The repression of class-based politics was also the basis of the 1922 Emergency Regulations Ordinance that banned the use of face masks in Hong Kong. The British colonial government applied it to repress a protracted labor strike in the ports in which Chinese seamen and port workers paralyzed shipping and docking activities to protest poverty wages and a racist pay scale. The Ordinance was used again in 1967 to suppress labor strikes and pro-Communist riots, and more recently this past October against pro-democracy protests. The revamped ban penalizes the use of masks in the context of protest — except for professional, religious, or health reasons — with up to one year in prison and a fine of $3,200. Since then the courts have declared it unconstitutional and the police has vowed not to enforce it.
Not only in authoritarian China have illiberal anti-mask laws been passed. After more than three months of protests by the gilets jaunes, this past February France passed a ban on face covering for anyone participating in demonstrations. This new repressive law also has the clear aim to criminalize protest since full-face veils in public areas have been banned since 2011 — France is a pioneer on targeted legislation against Muslim minorities in the European Union. With the new politically motivated anti-mask law that seeks to suppress the uprising of the popular classes against austerity measures promoted by the Macron government, protesters risk one year in prison and a $17,000 fine.
The Chilean government’s agenda to ensure the protection of the prevailing neoliberal order incorporates fascist-style laws to deter future popular uprisings and give law enforcement the legal tools to legitimize their brutal repression. The latest bill sent by President Piñera — which seeks to exempt police from criminal liability if they shoot protestors in self-defense — is particularly revealing of this trend. If approved, police could violently repress a peaceful protest, as it regularly does, wait for protesters to defend themselves and then shoot to kill with impunity in self-defense, violating individual freedoms and due process.
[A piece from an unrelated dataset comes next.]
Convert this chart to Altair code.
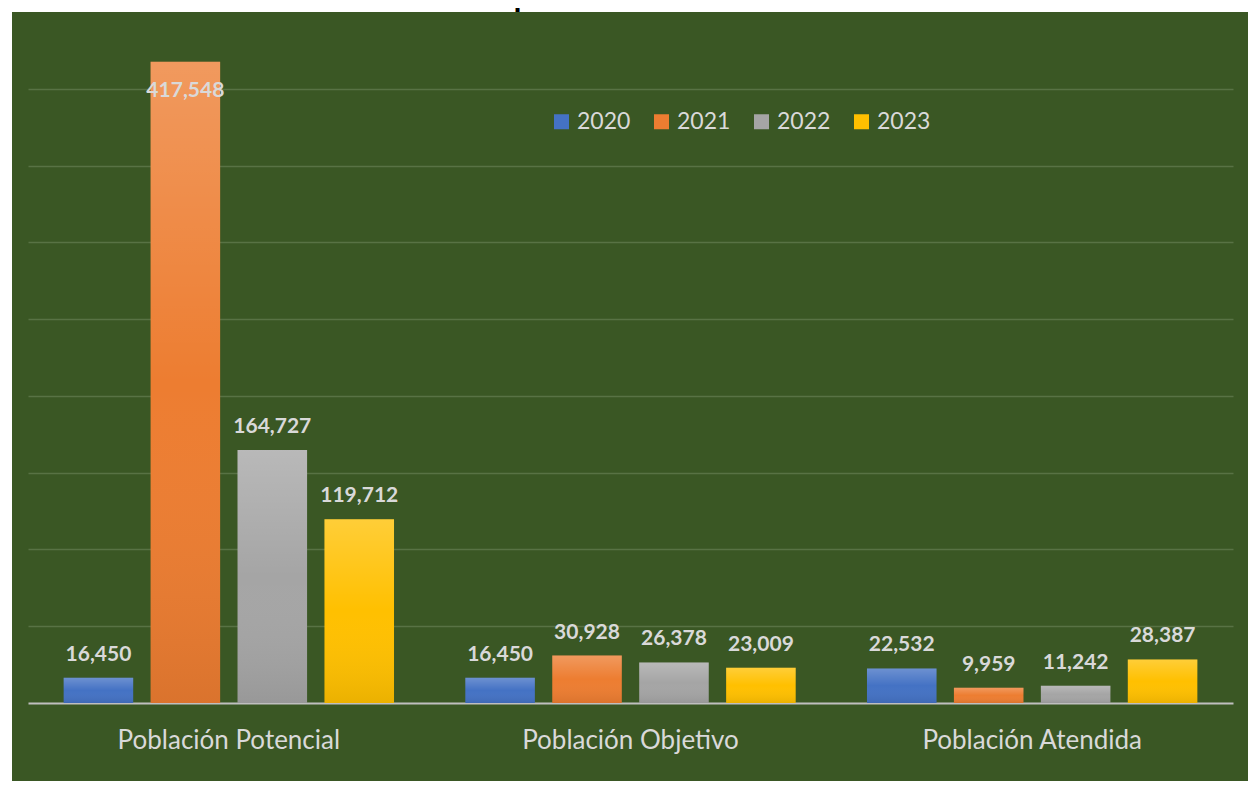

Despite the “fundamentally repressive way” in which the government has handled the peaceful protest and the grave human rights violations reported by Amnesty International, Human Rights Watch, and the UN, fascist legal adaptations that seek to criminalize protest continue to progress in Congress. The government’s attempt to subdue the mobilizations in which Chileans “woke up” from the slumber of elite domination and went to the streets en masse to claim dignity and perform their own emancipation, must be resisted. If moves toward fascism are not properly denounced and the proposed amendments to the Criminal Code end up being approved, arbitrary detentions and human rights violations could become a new normal in Chilean society.